## Given request
Check each line of the material. Copy those containing "code".

+++ Data lines

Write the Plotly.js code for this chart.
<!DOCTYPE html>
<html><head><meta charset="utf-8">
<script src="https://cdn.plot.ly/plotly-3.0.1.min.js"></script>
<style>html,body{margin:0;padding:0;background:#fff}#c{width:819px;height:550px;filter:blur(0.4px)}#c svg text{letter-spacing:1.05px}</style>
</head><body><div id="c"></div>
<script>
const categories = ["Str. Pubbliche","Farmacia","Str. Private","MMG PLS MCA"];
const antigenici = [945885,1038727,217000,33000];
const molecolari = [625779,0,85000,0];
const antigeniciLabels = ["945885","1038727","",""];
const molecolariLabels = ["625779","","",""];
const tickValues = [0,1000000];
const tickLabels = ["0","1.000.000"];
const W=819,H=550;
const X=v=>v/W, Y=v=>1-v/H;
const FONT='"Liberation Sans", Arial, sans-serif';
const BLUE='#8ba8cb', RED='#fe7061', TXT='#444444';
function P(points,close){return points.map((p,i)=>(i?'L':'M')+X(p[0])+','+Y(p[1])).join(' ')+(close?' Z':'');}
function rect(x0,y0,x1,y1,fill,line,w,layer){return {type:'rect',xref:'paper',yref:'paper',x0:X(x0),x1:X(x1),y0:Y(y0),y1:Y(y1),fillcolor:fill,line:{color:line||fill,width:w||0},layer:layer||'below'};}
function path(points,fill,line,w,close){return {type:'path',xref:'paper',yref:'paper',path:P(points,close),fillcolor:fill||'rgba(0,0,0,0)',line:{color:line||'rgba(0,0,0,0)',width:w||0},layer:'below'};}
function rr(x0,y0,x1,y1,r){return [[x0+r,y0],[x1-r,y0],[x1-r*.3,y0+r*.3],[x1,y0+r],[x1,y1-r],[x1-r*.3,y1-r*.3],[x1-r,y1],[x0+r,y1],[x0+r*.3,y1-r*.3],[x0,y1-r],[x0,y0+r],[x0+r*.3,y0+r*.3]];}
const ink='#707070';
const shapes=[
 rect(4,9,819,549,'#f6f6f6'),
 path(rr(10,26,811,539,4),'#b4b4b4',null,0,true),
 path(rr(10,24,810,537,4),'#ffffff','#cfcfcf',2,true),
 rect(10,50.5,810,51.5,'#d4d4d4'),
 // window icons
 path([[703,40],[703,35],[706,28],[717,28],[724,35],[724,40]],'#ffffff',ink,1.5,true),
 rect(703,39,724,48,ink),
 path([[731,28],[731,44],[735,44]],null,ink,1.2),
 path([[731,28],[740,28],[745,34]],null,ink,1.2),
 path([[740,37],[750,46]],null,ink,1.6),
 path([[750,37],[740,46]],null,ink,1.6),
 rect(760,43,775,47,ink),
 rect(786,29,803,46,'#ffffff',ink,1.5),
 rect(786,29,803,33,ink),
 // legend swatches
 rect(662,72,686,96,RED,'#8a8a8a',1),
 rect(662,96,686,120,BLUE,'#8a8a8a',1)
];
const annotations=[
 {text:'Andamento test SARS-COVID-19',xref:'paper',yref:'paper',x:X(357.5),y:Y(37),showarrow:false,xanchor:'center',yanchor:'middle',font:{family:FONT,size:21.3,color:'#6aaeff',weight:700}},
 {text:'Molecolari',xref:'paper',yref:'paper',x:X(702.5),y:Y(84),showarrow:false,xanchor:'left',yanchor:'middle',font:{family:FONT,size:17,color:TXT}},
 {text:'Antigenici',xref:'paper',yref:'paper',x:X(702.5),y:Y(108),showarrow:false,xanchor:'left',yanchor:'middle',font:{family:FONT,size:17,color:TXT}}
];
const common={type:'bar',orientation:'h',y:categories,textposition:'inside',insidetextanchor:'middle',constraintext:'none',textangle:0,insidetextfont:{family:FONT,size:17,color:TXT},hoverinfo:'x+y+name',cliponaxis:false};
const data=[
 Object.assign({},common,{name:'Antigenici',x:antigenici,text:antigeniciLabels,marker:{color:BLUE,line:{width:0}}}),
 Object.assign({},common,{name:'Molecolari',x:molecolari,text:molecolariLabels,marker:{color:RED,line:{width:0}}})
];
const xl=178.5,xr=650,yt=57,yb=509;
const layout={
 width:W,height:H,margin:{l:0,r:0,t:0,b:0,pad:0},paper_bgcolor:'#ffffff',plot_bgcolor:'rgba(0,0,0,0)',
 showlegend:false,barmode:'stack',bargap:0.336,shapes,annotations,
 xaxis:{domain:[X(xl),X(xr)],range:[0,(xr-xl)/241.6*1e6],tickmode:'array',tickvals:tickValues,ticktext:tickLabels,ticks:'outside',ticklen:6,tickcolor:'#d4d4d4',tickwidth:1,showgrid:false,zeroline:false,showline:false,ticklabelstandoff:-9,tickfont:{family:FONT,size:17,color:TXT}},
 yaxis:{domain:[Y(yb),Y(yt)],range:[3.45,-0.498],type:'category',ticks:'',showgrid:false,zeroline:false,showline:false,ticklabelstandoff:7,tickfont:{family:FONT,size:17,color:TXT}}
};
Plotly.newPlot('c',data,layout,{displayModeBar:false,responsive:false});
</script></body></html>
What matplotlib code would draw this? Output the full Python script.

++++++

## The solution
Write the Plotly.js code for this chart.
What matplotlib code would draw this? Output the full Python script.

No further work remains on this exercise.